* GIVEN REQUEST *
Pictures in the data below are not part of the copy; transcribe everything else exactly.

|---|

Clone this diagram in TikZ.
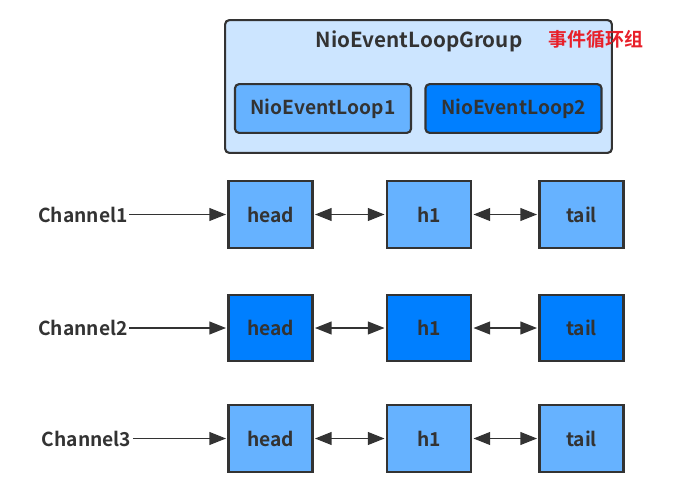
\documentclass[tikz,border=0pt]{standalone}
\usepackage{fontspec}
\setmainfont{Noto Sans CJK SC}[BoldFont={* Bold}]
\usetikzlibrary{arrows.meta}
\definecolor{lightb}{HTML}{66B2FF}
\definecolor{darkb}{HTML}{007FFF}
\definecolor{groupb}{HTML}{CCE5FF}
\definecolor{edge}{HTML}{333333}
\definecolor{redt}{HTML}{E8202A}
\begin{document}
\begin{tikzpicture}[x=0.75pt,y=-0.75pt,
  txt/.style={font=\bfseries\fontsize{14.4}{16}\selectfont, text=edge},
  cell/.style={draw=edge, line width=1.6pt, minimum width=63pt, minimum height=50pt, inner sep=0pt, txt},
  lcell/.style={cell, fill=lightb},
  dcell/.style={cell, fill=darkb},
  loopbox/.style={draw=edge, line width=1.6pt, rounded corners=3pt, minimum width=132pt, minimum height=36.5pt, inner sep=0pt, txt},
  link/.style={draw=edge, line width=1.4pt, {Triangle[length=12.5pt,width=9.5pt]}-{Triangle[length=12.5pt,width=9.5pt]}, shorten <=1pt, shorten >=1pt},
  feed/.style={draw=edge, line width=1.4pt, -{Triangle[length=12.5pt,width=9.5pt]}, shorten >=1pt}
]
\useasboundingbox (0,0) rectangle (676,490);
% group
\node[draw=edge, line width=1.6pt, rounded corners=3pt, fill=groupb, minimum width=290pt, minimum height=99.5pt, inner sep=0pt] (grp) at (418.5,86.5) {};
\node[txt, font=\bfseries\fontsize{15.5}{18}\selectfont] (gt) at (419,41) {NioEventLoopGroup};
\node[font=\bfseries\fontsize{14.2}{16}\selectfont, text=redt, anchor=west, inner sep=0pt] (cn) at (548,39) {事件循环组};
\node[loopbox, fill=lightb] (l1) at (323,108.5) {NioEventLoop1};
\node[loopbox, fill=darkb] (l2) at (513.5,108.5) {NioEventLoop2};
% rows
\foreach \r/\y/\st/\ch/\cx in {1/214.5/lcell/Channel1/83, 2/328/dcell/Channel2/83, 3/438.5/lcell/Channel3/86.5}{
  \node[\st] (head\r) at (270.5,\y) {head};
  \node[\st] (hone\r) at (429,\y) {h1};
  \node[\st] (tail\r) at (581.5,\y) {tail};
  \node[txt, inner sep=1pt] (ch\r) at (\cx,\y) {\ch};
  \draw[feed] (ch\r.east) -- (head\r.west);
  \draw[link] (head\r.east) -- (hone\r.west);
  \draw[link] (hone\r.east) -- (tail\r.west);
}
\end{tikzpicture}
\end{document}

|---|

* COMPLETE RESPONSE *
Clone this diagram in TikZ.
\documentclass[tikz,border=0pt]{standalone}
\usepackage{fontspec}
\setmainfont{Noto Sans CJK SC}[BoldFont={* Bold}]
\usetikzlibrary{arrows.meta}
\definecolor{lightb}{HTML}{66B2FF}
\definecolor{darkb}{HTML}{007FFF}
\definecolor{groupb}{HTML}{CCE5FF}
\definecolor{edge}{HTML}{333333}
\definecolor{redt}{HTML}{E8202A}
\begin{document}
\begin{tikzpicture}[x=0.75pt,y=-0.75pt,
  txt/.style={font=\bfseries\fontsize{14.4}{16}\selectfont, text=edge},
  cell/.style={draw=edge, line width=1.6pt, minimum width=63pt, minimum height=50pt, inner sep=0pt, txt},
  lcell/.style={cell, fill=lightb},
  dcell/.style={cell, fill=darkb},
  loopbox/.style={draw=edge, line width=1.6pt, rounded corners=3pt, minimum width=132pt, minimum height=36.5pt, inner sep=0pt, txt},
  link/.style={draw=edge, line width=1.4pt, {Triangle[length=12.5pt,width=9.5pt]}-{Triangle[length=12.5pt,width=9.5pt]}, shorten <=1pt, shorten >=1pt},
  feed/.style={draw=edge, line width=1.4pt, -{Triangle[length=12.5pt,width=9.5pt]}, shorten >=1pt}
]
\useasboundingbox (0,0) rectangle (676,490);
% group
\node[draw=edge, line width=1.6pt, rounded corners=3pt, fill=groupb, minimum width=290pt, minimum height=99.5pt, inner sep=0pt] (grp) at (418.5,86.5) {};
\node[txt, font=\bfseries\fontsize{15.5}{18}\selectfont] (gt) at (419,41) {NioEventLoopGroup};
\node[font=\bfseries\fontsize{14.2}{16}\selectfont, text=redt, anchor=west, inner sep=0pt] (cn) at (548,39) {事件循环组};
\node[loopbox, fill=lightb] (l1) at (323,108.5) {NioEventLoop1};
\node[loopbox, fill=darkb] (l2) at (513.5,108.5) {NioEventLoop2};
% rows
\foreach \r/\y/\st/\ch/\cx in {1/214.5/lcell/Channel1/83, 2/328/dcell/Channel2/83, 3/438.5/lcell/Channel3/86.5}{
  \node[\st] (head\r) at (270.5,\y) {head};
  \node[\st] (hone\r) at (429,\y) {h1};
  \node[\st] (tail\r) at (581.5,\y) {tail};
  \node[txt, inner sep=1pt] (ch\r) at (\cx,\y) {\ch};
  \draw[feed] (ch\r.east) -- (head\r.west);
  \draw[link] (head\r.east) -- (hone\r.west);
  \draw[link] (hone\r.east) -- (tail\r.west);
}
\end{tikzpicture}
\end{document}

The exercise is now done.